Apesar da obstinação as forças coloniais estavam numa situação insustentável. Estava visto que a Adesão de fato já estava feita e os tantos anos de ódio e opressão fizeram perder a chance de uma mudança pacífica naqueles dias de janeiro de 1823, que doze anos depois iriam explodir em indizível violência e vingança, em janeiro de 1835. No dia 11 de agosto de 1823, o brigue Maranhão de bandeira brasileira, fundeou na baía do Guajará. O comandante era um jovem mercenário inglês chamado John Pascoe Greenfell, com patente de tenente a serviço do irlandês Thomas Cochrane, contratado pelo imperador D. Pedro I com título de almirante da marinha brasileira.
 
Greenfell enviou à terra um ofício assinado por Cockrane - que se achava no Maranhão -, cuja data fora deliberadamente deixada em branco para o emissário preencher dando impressão de ter sido o ofício assinado há pouco tempo, informando que o porto de Belém estava bloqueado e uma grande esquadra em Salinas estava pronta a intervir, caso os portugueses resistissem. Ora, na verdade ingleses e portugueses entendiam-se a maravilhas. A presença de Greenfell longe de representar uma ameaça para as forças coloniais no Pará foi para elas salvação inesperada quando, em realidade, se achavam sitiadas pela massagada paraense revoltada. A farsa estava armada e na verdade, o agente inglês só tinha um navio, mas essa estratégia já havia dado resultado no Maranhão. 

Para conseguir a adesão com facilidade, Greenfell afirmava que as propriedades dos portugueses que aderissem ao Estado brasileiro seriam garantidas, devendo apenas prestar juramento de obediência ao Príncipe herdeiro do rei de Portugal. Simples assim. A Junta Governativa estava presidida pelo bispo D. Romualdo de Sousa Coelho, que reunir extraordinariamente um conselho para conhecer e deliberar sobre a situação. Ás 7 horas da noite de 11 de agosto, no Palácio do Governo, a junta se reuniu, tendo então o comandante das armas José Maria Moura; desconfiado daquele navio escoteiro; procurado adiar a decisão. Que não conseguiu face a concentração do povo às portas do palácio, ansioso bradavando já a favor da ambicionada Adesão
 
A reunião foi encerrada cerca das onze horas da noite com a decisão de que o Pará estava unido ao Império do Brasil, independente de Portugal. Na verdade, aquele ato foi a Rendição das forças portuguesas, pois a Adesão em Muaná já estava feita. Em 15 de agosto de 1823, foi Proclamada da Adesão do Pará à Independência do Brasil. O brigue Maranhão deu salva de 21 tiros, respondido pela fortaleza da Barra (Val de Cães), anunciando o hasteamento da bandeira brasileira, pela primeira vez, sobre as águas do Grão-Pará. No palácio do Governo autoridades comemoravam sobriamente e nas ruas o povo comemorava com incontida alegria e sentimento de desforra de tantos anos sofridos. 

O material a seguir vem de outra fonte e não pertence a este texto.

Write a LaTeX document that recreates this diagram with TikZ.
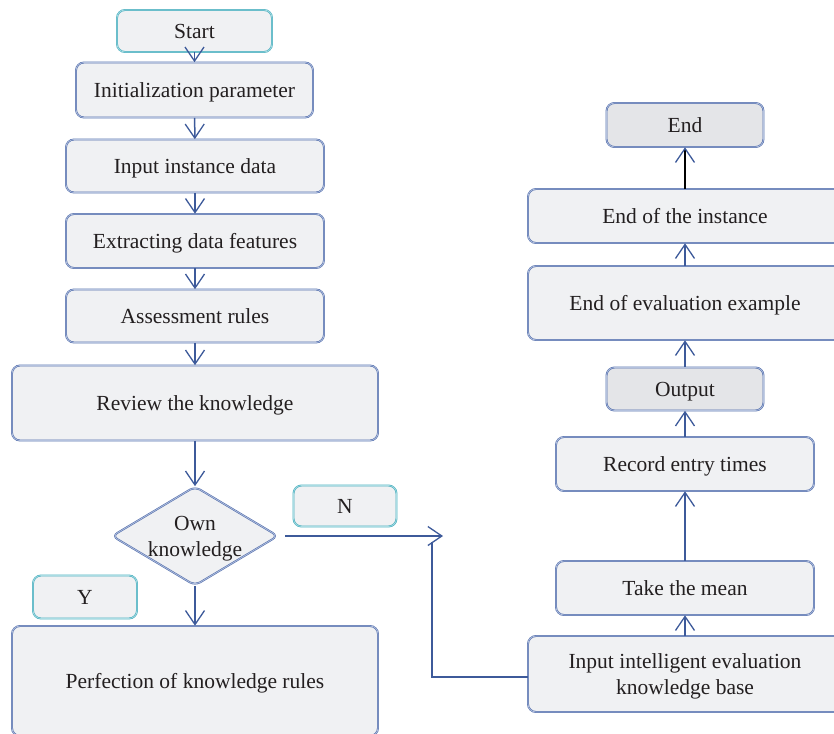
\documentclass[tikz,border=0pt]{standalone}
\usepackage{fontspec}
\setmainfont{Liberation Serif}
\usepackage{tikz}
\usetikzlibrary{arrows.meta}
\usetikzlibrary{shapes.geometric}
\usetikzlibrary{positioning}
\definecolor{boxfill}{HTML}{F0F1F3}
\definecolor{darkfill}{HTML}{E4E5E8}
\definecolor{boxline}{HTML}{5570AE}
\definecolor{boxinner}{HTML}{B3C1DE}
\definecolor{tealline}{HTML}{4AAFBF}
\definecolor{tealinner}{HTML}{A8DCE3}
\definecolor{arrowblue}{HTML}{3D5A9A}
\definecolor{txt}{HTML}{231F20}
\tikzstyle{stepbox}=[draw=boxline,double=boxinner,double distance=0.7pt,line width=0.6pt,fill=boxfill,rounded corners=8pt,text=txt,align=center,inner sep=2pt,text depth=0pt]
\tikzstyle{tagbox}=[stepbox,draw=tealline,double=tealinner]
\tikzstyle{decision}=[stepbox,diamond,aspect=1.68,inner sep=0pt,rounded corners=6pt]
\tikzstyle{flow}=[draw=arrowblue,line width=1.5pt,-{Straight Barb[length=14pt,width=19pt,line width=1.3pt]}]
\tikzstyle{wire}=[draw=arrowblue,line width=1.5pt]

\begin{document}
\begin{tikzpicture}[x=1pt,y=-1pt,font=\fontsize{21.5}{26}\selectfont]
\useasboundingbox (0,0) rectangle (834,733);
% left column
\node [tagbox,minimum width=155pt,minimum height=42pt] (start) at (194.5,31) {Start};
\node [stepbox,minimum width=237pt,minimum height=55pt] (init) at (194.5,90) {Initialization parameter};
\node [stepbox,minimum width=258pt,minimum height=53pt] (input) at (195,166) {Input instance data};
\node [stepbox,minimum width=258pt,minimum height=54pt] (extract) at (195,241) {Extracting data features};
\node [stepbox,minimum width=258pt,minimum height=53pt] (rules) at (195,316) {Assessment rules};
\node [stepbox,minimum width=366pt,minimum height=75pt] (review) at (195,403) {Review the knowledge};
\node [decision,minimum width=166pt,minimum height=99pt] (own) at (195,536) {Own\\knowledge};
\node [tagbox,minimum width=103pt,minimum height=41pt] (no) at (345,506) {N};
\node [tagbox,minimum width=104pt,minimum height=43pt] (yes) at (85,597) {Y};
\node [stepbox,minimum width=366pt,minimum height=110pt] (perfect) at (195,681) {Perfection of knowledge rules};

% right column
\node [stepbox,fill=darkfill,minimum width=157pt,minimum height=44pt] (end) at (685,125) {End};
\node [stepbox,minimum width=314pt,minimum height=54pt] (eoi) at (685,216) {End of the instance};
\node [stepbox,minimum width=314pt,minimum height=74pt] (eoe) at (685,303) {End of evaluation example};
\node [stepbox,fill=darkfill,minimum width=157pt,minimum height=43pt] (output) at (685,389) {Output};
\node [stepbox,minimum width=258pt,minimum height=54pt] (record) at (685,464) {Record entry times};
\node [stepbox,minimum width=258pt,minimum height=54pt] (mean) at (685,588) {Take the mean};
\node [stepbox,minimum width=314pt,minimum height=76pt] (iikb) at (685,674) {Input intelligent evaluation\\knowledge base};

\coordinate (ntip) at (443,536);
\coordinate (nbend) at (432,542);

\draw[flow] (start) -- (init);
\draw[flow] (init) -- (input);
\draw[flow] (input) -- (extract);
\draw[flow] (extract) -- (rules);
\draw[flow] (rules) -- (review);
\draw[flow] (review) -- (own);
\draw[flow] (own) -- (perfect);
\draw[flow] ([xshift=7pt]own.east) -- (ntip);
\draw[wire] ([yshift=-3pt]iikb.west) -| (nbend);

\draw[flow] (iikb) -- (mean);
\draw[flow] (mean) -- (record);
\draw[flow] (record) -- (output);
\draw[flow] (output) -- (eoe);
\draw[flow] (eoe) -- (eoi);
\draw[flow,draw=black,-{Straight Barb[length=14pt,width=19pt,line width=1.3pt,color=arrowblue]}] (eoi) -- (end);
\end{tikzpicture}
\end{document}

Tudo parecia em festas, mas uma vez mais os paraenses não se conformaram com o logro colonialista e colocaram abaixo a Junta Governativa imposta no acordo arranjado por Greenfell. Não viera ele a serviço do Imperador para obter a Adesão do Pará? Pois, daquele jeito os paraenses não estavam de acordo. Os que estavam escondidos nos matos pelo interior vieram à capital exigir um governo popular sob a chefia de Batista Campos. 
 
Desmascarado o plano de Greenfell, começaram manifestações da própria população contra a recém Junta Provisória acusada de manter o poder dos comerciantes e latifundiários portugueses. Os revoltosos começaram a invadir residências de famílias portuguesas das quais guardavam ressentimentos e saquear casas comerciais. O cônego Batista Campos não conseguiu evitar o ajuste de contas. Greenfell já havia retornado ao Maranhão, porém avisado antes de ultrapassar a Vigia voltou a Belém e tentou debitar toda a culpa sobre os ombros do líder paraense odiado pelos conservadores.

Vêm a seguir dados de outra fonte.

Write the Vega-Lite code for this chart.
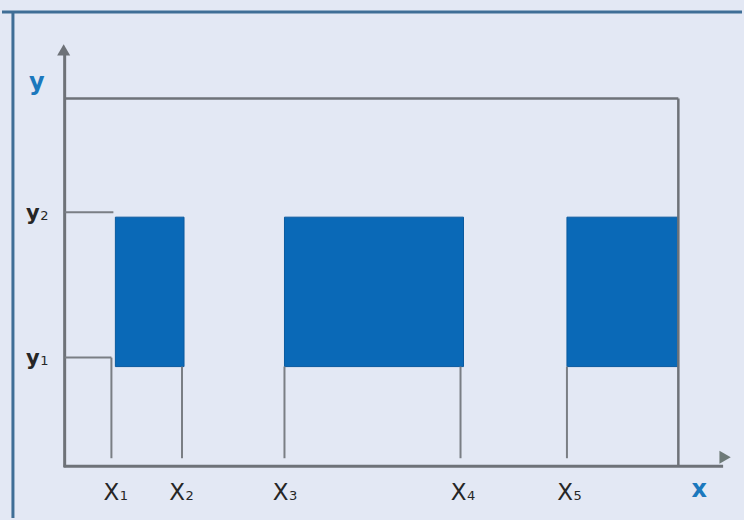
{
  "$schema": "https://vega.github.io/schema/vega-lite/v6.json",
  "width": 744,
  "height": 520,
  "autosize": {"type": "fit", "contains": "padding"},
  "padding": 0,
  "background": "#e3e8f4",
  "config": {"view": {"stroke": null}},
  "datasets": {
    "lines": [
      {"kind": "border", "x": 0, "x2": 744, "y": 12, "y2": 12},
      {"kind": "border", "x": 11, "x2": 11, "y": 12, "y2": 520},
      {"kind": "axis", "x": 63, "x2": 63, "y": 52, "y2": 469},
      {"kind": "axis", "x": 62, "x2": 725, "y": 468, "y2": 468},
      {"kind": "frame", "x": 63, "x2": 680, "y": 99, "y2": 99},
      {"kind": "frame", "x": 680, "x2": 680, "y": 99, "y2": 468},
      {"kind": "guide", "x": 63, "x2": 112, "y": 213, "y2": 213},
      {"kind": "guide", "x": 63, "x2": 110, "y": 359, "y2": 359},
      {"kind": "guide", "x": 110, "x2": 110, "y": 359, "y2": 460},
      {"kind": "guide", "x": 181, "x2": 181, "y": 368, "y2": 460},
      {"kind": "guide", "x": 284, "x2": 284, "y": 368, "y2": 460},
      {"kind": "guide", "x": 461, "x2": 461, "y": 368, "y2": 460},
      {"kind": "guide", "x": 568, "x2": 568, "y": 368, "y2": 460}
    ],
    "rects": [
      {"x": 114, "x2": 183, "y": 218, "y2": 368},
      {"x": 284, "x2": 464, "y": 218, "y2": 368},
      {"x": 568, "x2": 680, "y": 218, "y2": 368}
    ],
    "ticks": [
      {"kind": "x", "x": 118, "y": 502, "main": "X", "sub": "1"},
      {"kind": "x", "x": 184, "y": 502, "main": "X", "sub": "2"},
      {"kind": "x", "x": 288, "y": 502, "main": "X", "sub": "3"},
      {"kind": "x", "x": 467, "y": 502, "main": "X", "sub": "4"},
      {"kind": "x", "x": 574, "y": 502, "main": "X", "sub": "5"},
      {"kind": "y", "x": 38, "y": 221, "main": "y", "sub": "2"},
      {"kind": "y", "x": 38, "y": 366, "main": "y", "sub": "1"}
    ],
    "names": [
      {"x": 35, "y": 83, "t": "y"},
      {"x": 701, "y": 492, "t": "x"}
    ],
    "arrows": [
      {"dir": "up", "x": 62, "y": 50},
      {"dir": "right", "x": 727, "y": 459}
    ]
  },
  "encoding": {
    "x": {"field": "x", "type": "quantitative", "scale": {"domain": [0, 744], "nice": false, "zero": false}, "axis": null},
    "y": {"field": "y", "type": "quantitative", "scale": {"domain": [0, 520], "reverse": true, "nice": false, "zero": false}, "axis": null}
  },
  "layer": [
    {
      "data": {"name": "rects"},
      "mark": {"type": "rect", "color": "#0a69b7", "stroke": "#0a5a9f", "strokeWidth": 1},
      "encoding": {"x2": {"field": "x2"}, "y2": {"field": "y2"}}
    },
    {
      "data": {"name": "lines"},
      "transform": [{"filter": "datum.kind === 'border'"}],
      "mark": {"type": "rule", "color": "#3f6e96", "strokeWidth": 3},
      "encoding": {"x2": {"field": "x2"}, "y2": {"field": "y2"}}
    },
    {
      "data": {"name": "lines"},
      "transform": [{"filter": "datum.kind === 'axis'"}],
      "mark": {"type": "rule", "color": "#6e7278", "strokeWidth": 3},
      "encoding": {"x2": {"field": "x2"}, "y2": {"field": "y2"}}
    },
    {
      "data": {"name": "lines"},
      "transform": [{"filter": "datum.kind === 'frame'"}],
      "mark": {"type": "rule", "color": "#6e7278", "strokeWidth": 2.5},
      "encoding": {"x2": {"field": "x2"}, "y2": {"field": "y2"}}
    },
    {
      "data": {"name": "lines"},
      "transform": [{"filter": "datum.kind === 'guide'"}],
      "mark": {"type": "rule", "color": "#7a7e84", "strokeWidth": 2},
      "encoding": {"x2": {"field": "x2"}, "y2": {"field": "y2"}}
    },
    {
      "data": {"name": "arrows"},
      "transform": [{"filter": "datum.dir === 'up'"}],
      "mark": {"type": "point", "shape": "triangle-up", "filled": true, "color": "#6e7278", "size": 170, "opacity": 1}
    },
    {
      "data": {"name": "arrows"},
      "transform": [{"filter": "datum.dir === 'right'"}],
      "mark": {"type": "point", "shape": "triangle-right", "filled": true, "color": "#6e7a78", "size": 170, "opacity": 1}
    },
    {
      "data": {"name": "ticks"},
      "transform": [{"filter": "datum.kind === 'x'"}],
      "mark": {"type": "text", "font": "DejaVu Sans", "fontSize": 23, "color": "#262626", "align": "right", "baseline": "alphabetic"},
      "encoding": {"text": {"field": "main"}}
    },
    {
      "data": {"name": "ticks"},
      "transform": [{"filter": "datum.kind === 'y'"}],
      "mark": {"type": "text", "font": "DejaVu Sans", "fontSize": 21, "fontWeight": "bold", "color": "#262626", "align": "right", "baseline": "alphabetic"},
      "encoding": {"text": {"field": "main"}}
    },
    {
      "data": {"name": "ticks"},
      "mark": {"type": "text", "font": "DejaVu Sans", "fontSize": 13, "color": "#262626", "align": "left", "baseline": "alphabetic", "dx": 0.5},
      "encoding": {"text": {"field": "sub"}}
    },
    {
      "data": {"name": "names"},
      "mark": {"type": "text", "font": "DejaVu Sans", "fontSize": 24, "fontWeight": "bold", "color": "#1b78bd", "align": "center", "baseline": "middle"},
      "encoding": {"text": {"field": "t"}}
    }
  ]
}
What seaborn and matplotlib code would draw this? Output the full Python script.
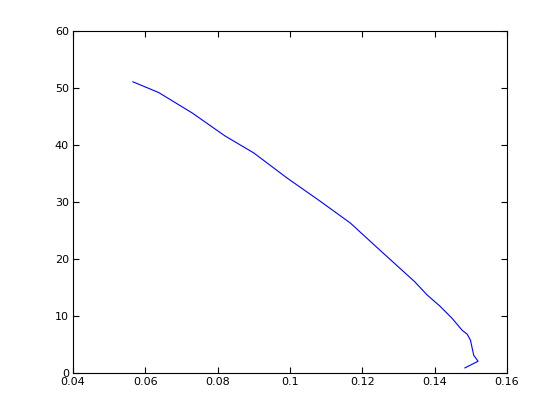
import matplotlib
matplotlib.use("Agg")
import matplotlib.pyplot as plt
import seaborn as sns
import pandas as pd

# values
x_vals = [0.0565, 0.0637, 0.0730, 0.0820, 0.0900, 0.0946, 0.0992, 0.1082,
          0.1167, 0.1246, 0.1345, 0.1379, 0.1415, 0.1448, 0.1476, 0.1490,
          0.1499, 0.1508, 0.1520, 0.1483]
y_vals = [51.1, 49.2, 45.6, 41.6, 38.6, 36.4, 34.2, 30.2,
          26.3, 21.7, 16.0, 13.7, 11.7, 9.6, 7.5, 6.8,
          5.75, 3.1, 2.06, 0.88]

x_ticks = [0.04, 0.06, 0.08, 0.1, 0.12, 0.14, 0.16]
x_labels = ['0.04', '0.06', '0.08', '0.1', '0.12', '0.14', '0.16']
y_ticks = [0, 10, 20, 30, 40, 50, 60]

df = pd.DataFrame({'x': x_vals, 'y': y_vals})

sns.set_style('ticks')
plt.rcParams['font.family'] = ['DejaVu Sans']

fig = plt.figure(figsize=(5.6, 4.19), dpi=100)
ax = fig.add_axes([73 / 560, 1 - 373 / 419, 434 / 560, 342 / 419])

sns.lineplot(data=df, x='x', y='y', sort=False, estimator=None,
             color=(0, 0, 1), linewidth=0.8, ax=ax)

ax.set_xlim(0.04, 0.16)
ax.set_ylim(0, 60)
ax.set_xticks(x_ticks)
ax.set_xticklabels(x_labels)
ax.set_yticks(y_ticks)
ax.set_xlabel('')
ax.set_ylabel('')
ax.tick_params(direction='in', top=True, right=True, length=4, width=0.8,
               labelsize=8, colors='black', pad=3)
for s in ax.spines.values():
    s.set_visible(True)
    s.set_linewidth(0.8)
    s.set_color('black')

fig.savefig('out.png', dpi=100)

Disposto a manter a “ordem” a qualquer preço, Greenfell executou friamente cinco homens do povo para reprimir as manifestações e amarrou Batista Campos à boca de um canhão com morrão aceso. Elevaram-se os protestos do povo a ponto de intimidar membros da Junta Provisória que intercederam pela soltura e recomendaram transferência do Cônego para ser processado e julgado no Rio de Janeiro. Greenfell soltou Batista Campos, mas aprisionou 256 paraenses no porão do brigue “Palhaço”, comandado pelo tenente Joaquim Lúcio Azevedo. 

Alta noite com sua guarnição e marinheiros de navios mercantes, Greenfell prendeu e mandou recolher à cadeia pessoas encontradas pelas ruas e casas suspeitas denunciadas sem distinção alguma. Cerca de 256 paraenses presos no porão do brigue “Palhaço”, berravam por falta de ar e água. No dia seguinte, apenas quatro ainda viviam e, por fim, somente um restava um tal João Tapuia. No total morreram 252 milicianos e praças, sufocados e asfixiados. 
Desde então, o povo paraense desacreditou das promessas não cumpridas do Império do Brazil e começaram a percorrer o doloroso caminho da insurreição popular que levou à explosão social, em 1835, da Cabanagem.